CAPÍTULO CXLVIII
El auxilio de la gracia divina no fuerza al hombre a la virtud
Podría parecer a alguien que el auxilio divino comunica al hombre cierta coacción para obrar el bien, porque se ha dicho: “Nadie puede venir a ml si el Padre, que me ha enviado, no le trae”. Y por esto se dice: “Los que movidos por el Espíritu de Dios, éstos son hijos de Dios”. Y: “La caridad de Cristo nos constriñe”. En efecto, ser arrastrado, movido y urgido, parece importar cierta coacción.
Pero se demuestra claramente que esto no es verdad. Porque la divina providencia provee a todas las cosas en conformidad con su ser, según se demostró (c. 71). Mas es propio del hombre y de toda naturaleza racional el obrar voluntariamente y ser dueño de sus propios actos, como consta por lo dicho (l. 2, e. 47); a lo cual se opone a coacción. Luego Dios no fuerza al hombre con su auxilio a obrar rectamente.
Además, el hecho de que se le dé al hombre el auxilio divino para obrar bien, se ha de entender en el sentido de que cause en nosotros nuestras obras como la causa primera causa las obras de las causas segundas y el agente principal la acción del instrumento. Por eso se dice en Isaías: “Cuanto hacemos, eres tú quien para nosotros lo hace, Señor”. Mas la causa primera produce la acción de la causa segunda según el modo de ser de ésta. Luego también Dios causa en nosotros nuestras obras según nuestro modo de ser, que consiste en obrar voluntariamente y no por coacción. En consecuencia, el auxilio divino no fuerza a nadie a obrar rectamente.
El hombre se ordena al fin por la voluntad, porque el bien y el fin son objeto de la voluntad. Ahora bien, el auxilio divino se nos concede principalmente para que consigamos el fin. Luego este auxilio no excluye de nosotros el acto de la voluntad, sino que lo causa principalmente en nosotros. Por eso dice el Apóstol: “Dios es el que obra en nosotros el querer y el obrar según su beneplácito”. Mas la coacción excluye en nosotros el acto de la voluntad, pues por coacción hacemos lo contrario de lo que queremos. En consecuencia, Dios no nos fuerza con su auxilio a obrar rectamente.
El hombre llega a su último fin por les actos de las virtudes, pues la felicidad se considera como el premio de la virtud.

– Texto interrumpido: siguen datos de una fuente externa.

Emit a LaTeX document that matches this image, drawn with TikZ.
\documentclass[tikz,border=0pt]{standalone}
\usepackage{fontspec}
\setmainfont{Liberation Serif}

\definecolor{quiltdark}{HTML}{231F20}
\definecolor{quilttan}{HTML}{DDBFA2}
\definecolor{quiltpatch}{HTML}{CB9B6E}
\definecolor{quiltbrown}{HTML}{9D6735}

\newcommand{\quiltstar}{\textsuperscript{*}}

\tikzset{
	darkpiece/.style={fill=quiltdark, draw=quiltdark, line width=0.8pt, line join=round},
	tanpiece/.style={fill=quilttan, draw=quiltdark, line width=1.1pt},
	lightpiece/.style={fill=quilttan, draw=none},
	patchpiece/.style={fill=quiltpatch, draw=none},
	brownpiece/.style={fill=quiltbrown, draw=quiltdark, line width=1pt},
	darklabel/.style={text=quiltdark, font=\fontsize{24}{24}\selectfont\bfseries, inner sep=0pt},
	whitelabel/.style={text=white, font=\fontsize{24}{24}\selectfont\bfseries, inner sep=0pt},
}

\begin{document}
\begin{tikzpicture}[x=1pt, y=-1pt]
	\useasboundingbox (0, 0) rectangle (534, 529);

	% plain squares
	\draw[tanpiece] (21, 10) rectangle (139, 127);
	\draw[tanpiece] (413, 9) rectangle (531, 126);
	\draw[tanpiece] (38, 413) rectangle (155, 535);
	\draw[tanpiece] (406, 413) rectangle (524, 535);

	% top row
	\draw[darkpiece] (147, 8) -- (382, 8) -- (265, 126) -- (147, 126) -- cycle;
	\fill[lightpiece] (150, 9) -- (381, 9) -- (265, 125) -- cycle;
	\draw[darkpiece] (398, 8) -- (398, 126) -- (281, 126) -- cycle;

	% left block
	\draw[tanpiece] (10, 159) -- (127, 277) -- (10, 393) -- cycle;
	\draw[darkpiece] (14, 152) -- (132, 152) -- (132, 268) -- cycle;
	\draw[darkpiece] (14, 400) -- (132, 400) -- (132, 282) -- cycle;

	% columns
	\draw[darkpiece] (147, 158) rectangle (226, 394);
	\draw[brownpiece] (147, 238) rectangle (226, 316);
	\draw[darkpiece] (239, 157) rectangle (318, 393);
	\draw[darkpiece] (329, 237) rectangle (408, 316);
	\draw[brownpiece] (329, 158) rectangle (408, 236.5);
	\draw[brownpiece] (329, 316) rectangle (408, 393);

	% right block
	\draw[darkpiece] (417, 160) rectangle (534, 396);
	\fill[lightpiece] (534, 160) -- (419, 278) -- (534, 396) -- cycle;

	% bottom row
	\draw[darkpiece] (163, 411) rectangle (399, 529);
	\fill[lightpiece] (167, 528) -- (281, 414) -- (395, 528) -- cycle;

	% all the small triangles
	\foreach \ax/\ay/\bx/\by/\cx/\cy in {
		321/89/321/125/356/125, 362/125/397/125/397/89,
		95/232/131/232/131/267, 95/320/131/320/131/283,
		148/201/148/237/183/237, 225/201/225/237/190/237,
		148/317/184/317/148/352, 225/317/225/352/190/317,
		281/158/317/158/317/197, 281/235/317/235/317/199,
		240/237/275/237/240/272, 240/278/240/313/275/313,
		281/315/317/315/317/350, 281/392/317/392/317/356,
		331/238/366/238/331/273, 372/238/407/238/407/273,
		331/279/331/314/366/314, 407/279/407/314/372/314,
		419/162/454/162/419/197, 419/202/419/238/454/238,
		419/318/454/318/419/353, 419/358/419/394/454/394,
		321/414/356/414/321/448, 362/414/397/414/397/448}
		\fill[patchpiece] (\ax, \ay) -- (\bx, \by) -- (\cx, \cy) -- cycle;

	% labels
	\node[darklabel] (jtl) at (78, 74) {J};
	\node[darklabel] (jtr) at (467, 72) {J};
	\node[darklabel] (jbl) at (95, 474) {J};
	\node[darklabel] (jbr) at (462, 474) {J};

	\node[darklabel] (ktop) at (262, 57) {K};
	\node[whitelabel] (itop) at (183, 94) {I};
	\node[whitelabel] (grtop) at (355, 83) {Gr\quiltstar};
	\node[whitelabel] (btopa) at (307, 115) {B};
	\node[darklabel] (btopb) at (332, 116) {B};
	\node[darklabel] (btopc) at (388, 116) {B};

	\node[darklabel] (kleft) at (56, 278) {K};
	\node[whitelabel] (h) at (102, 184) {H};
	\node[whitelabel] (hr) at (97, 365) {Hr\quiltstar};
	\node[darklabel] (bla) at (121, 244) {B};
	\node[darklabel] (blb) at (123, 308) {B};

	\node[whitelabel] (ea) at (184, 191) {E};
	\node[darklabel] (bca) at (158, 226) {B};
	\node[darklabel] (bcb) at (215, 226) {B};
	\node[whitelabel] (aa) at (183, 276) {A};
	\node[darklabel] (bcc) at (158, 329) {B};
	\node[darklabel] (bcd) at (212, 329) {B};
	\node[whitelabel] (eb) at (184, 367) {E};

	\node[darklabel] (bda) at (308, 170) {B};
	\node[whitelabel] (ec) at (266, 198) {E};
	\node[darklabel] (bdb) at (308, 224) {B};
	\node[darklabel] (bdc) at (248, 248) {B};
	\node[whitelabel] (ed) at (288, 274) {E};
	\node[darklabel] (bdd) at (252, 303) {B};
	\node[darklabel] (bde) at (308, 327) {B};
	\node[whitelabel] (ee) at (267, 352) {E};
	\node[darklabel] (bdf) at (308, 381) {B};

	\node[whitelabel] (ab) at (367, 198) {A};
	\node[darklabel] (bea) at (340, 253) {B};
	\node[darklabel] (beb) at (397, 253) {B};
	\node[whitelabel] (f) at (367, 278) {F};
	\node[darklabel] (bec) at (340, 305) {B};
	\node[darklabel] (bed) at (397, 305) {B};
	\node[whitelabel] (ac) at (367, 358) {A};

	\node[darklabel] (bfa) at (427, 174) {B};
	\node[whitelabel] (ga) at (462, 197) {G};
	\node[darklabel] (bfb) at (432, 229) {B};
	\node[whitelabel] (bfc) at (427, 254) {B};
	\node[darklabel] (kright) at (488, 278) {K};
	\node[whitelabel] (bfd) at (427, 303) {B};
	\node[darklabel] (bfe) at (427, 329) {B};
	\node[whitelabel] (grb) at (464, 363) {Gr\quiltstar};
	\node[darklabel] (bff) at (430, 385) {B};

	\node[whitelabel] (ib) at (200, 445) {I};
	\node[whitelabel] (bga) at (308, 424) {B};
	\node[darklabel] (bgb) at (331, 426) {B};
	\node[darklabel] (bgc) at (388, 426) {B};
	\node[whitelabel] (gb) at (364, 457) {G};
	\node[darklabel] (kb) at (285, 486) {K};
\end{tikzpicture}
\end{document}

Pero los actos forzados no son actos virtuosos, porque lo principal en las virtudes es la elección, que no puede existir sin lo voluntario, cuyo contrario es lo violento. Luego el hombre no es forzado por Dios a obrar rectamente.
Lo que se ordena al fin debe estar en proporción con él. Ahora bien, el último fin, que es la felicidad, no corresponde sino a los agentes voluntarios, que son dueños de sus actos. Por esto no llamamos felices a los seres inanimados ni a les animales brutos, a no ser metafóricamente. Por tanto, el auxilio que Dios da al hombre para alcanzar la felicidad no le coacciona.
De aquí que se diga en el Deuteronomio: “Mira, hoy pongo ante ti la vida con el bien, la muerte con el mal. Si oyes el precepto de Yavé, tu Dios, que hoy te mando, de amar a Yavé, tu Dios, y sigues sus caminos. Pero si se aparta tu corazón y no escuchas, hoy te anuncio que irás a la ruina segura”. Y en el Eclesiástico: “Ante el hombre están la vida y la muerte; lo que cada uno quiere le será dado”.